PROBLEM DESCRIPTION → Leave out the pictures and set down exactly the lines from the start of the listing through the one with "return alt.Legend(**base)", both included.

=======

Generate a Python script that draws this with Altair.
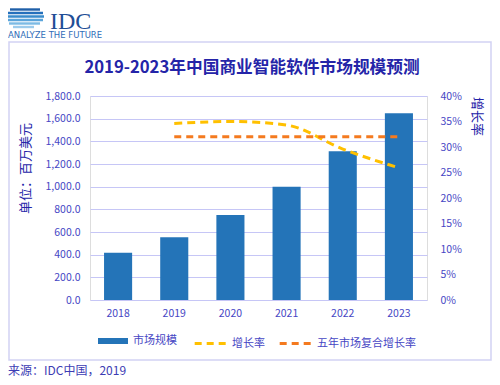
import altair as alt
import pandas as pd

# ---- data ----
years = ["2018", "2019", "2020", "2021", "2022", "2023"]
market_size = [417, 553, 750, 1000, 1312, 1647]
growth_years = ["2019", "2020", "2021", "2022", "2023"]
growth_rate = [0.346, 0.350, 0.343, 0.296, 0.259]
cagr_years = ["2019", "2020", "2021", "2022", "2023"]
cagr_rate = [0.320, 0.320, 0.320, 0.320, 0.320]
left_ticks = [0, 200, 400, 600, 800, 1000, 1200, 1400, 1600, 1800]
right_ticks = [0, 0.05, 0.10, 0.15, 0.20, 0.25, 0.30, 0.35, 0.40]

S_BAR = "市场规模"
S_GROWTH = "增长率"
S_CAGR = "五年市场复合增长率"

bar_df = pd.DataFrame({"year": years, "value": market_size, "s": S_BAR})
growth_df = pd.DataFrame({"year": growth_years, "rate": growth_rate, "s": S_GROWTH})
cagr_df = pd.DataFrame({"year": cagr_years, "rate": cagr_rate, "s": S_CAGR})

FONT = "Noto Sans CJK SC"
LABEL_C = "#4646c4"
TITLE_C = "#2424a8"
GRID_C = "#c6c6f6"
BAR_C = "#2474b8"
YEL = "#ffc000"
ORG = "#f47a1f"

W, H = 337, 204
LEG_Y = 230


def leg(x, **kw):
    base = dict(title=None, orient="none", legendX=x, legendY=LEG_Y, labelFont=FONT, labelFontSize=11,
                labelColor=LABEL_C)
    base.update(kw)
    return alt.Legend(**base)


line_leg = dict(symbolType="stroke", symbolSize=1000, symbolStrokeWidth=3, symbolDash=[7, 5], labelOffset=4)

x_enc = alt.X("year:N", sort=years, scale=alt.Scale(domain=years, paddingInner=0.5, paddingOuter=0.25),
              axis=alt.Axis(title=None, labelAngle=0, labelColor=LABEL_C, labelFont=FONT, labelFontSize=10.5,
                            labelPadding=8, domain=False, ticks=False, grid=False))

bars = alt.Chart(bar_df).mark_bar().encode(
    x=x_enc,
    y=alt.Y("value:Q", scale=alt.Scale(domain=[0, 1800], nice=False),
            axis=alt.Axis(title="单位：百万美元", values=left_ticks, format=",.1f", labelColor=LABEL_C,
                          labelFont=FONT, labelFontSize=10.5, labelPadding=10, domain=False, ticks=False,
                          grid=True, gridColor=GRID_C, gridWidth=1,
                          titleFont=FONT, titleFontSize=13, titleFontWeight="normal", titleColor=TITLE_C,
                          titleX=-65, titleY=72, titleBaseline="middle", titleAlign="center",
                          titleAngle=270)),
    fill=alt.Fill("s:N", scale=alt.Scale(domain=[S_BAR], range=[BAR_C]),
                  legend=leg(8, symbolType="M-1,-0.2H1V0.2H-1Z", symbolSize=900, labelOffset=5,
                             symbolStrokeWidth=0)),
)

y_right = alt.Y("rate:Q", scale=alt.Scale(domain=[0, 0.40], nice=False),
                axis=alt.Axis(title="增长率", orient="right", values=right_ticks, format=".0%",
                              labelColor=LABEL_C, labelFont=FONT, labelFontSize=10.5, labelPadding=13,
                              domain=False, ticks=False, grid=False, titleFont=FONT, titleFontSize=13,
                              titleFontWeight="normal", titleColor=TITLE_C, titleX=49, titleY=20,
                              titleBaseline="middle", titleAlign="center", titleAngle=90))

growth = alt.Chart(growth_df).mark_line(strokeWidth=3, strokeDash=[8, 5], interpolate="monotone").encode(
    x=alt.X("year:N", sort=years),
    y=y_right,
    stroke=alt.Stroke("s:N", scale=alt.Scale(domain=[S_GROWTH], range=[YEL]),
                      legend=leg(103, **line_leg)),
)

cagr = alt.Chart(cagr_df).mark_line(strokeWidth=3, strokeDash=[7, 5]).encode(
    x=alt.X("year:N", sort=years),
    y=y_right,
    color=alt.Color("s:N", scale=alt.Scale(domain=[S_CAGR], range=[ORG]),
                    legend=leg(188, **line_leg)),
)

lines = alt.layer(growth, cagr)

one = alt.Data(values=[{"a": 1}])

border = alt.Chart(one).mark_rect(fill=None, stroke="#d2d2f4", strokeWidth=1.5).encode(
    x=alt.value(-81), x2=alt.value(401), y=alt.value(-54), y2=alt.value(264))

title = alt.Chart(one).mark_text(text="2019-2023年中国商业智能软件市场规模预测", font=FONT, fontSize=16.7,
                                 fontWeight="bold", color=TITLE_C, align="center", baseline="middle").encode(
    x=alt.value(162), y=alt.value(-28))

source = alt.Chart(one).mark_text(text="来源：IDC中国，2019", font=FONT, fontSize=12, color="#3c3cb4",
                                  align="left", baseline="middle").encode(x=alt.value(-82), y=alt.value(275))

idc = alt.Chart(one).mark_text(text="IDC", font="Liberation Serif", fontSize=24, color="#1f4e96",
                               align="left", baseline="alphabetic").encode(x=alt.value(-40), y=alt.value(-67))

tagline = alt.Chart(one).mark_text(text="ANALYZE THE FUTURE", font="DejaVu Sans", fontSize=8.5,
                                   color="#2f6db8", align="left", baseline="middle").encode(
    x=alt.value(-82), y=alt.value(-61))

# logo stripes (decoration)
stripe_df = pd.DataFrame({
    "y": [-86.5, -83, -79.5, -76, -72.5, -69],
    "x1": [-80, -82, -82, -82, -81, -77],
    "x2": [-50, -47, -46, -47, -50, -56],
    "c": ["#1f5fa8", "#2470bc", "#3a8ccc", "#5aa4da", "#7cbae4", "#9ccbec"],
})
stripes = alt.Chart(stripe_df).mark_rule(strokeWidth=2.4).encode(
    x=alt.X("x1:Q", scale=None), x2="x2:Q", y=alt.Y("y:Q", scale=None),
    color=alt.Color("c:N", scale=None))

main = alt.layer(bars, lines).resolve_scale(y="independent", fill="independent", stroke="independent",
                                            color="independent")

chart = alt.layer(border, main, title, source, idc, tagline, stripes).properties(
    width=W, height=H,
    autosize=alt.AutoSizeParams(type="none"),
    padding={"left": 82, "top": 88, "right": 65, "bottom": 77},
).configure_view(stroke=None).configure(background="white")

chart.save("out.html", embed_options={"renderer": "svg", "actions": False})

=======

EXPECTED OUTPUT →
Generate a Python script that draws this with Altair.
import altair as alt
import pandas as pd

# ---- data ----
years = ["2018", "2019", "2020", "2021", "2022", "2023"]
market_size = [417, 553, 750, 1000, 1312, 1647]
growth_years = ["2019", "2020", "2021", "2022", "2023"]
growth_rate = [0.346, 0.350, 0.343, 0.296, 0.259]
cagr_years = ["2019", "2020", "2021", "2022", "2023"]
cagr_rate = [0.320, 0.320, 0.320, 0.320, 0.320]
left_ticks = [0, 200, 400, 600, 800, 1000, 1200, 1400, 1600, 1800]
right_ticks = [0, 0.05, 0.10, 0.15, 0.20, 0.25, 0.30, 0.35, 0.40]

S_BAR = "市场规模"
S_GROWTH = "增长率"
S_CAGR = "五年市场复合增长率"

bar_df = pd.DataFrame({"year": years, "value": market_size, "s": S_BAR})
growth_df = pd.DataFrame({"year": growth_years, "rate": growth_rate, "s": S_GROWTH})
cagr_df = pd.DataFrame({"year": cagr_years, "rate": cagr_rate, "s": S_CAGR})

FONT = "Noto Sans CJK SC"
LABEL_C = "#4646c4"
TITLE_C = "#2424a8"
GRID_C = "#c6c6f6"
BAR_C = "#2474b8"
YEL = "#ffc000"
ORG = "#f47a1f"

W, H = 337, 204
LEG_Y = 230


def leg(x, **kw):
    base = dict(title=None, orient="none", legendX=x, legendY=LEG_Y, labelFont=FONT, labelFontSize=11,
                labelColor=LABEL_C)
    base.update(kw)
    return alt.Legend(**base)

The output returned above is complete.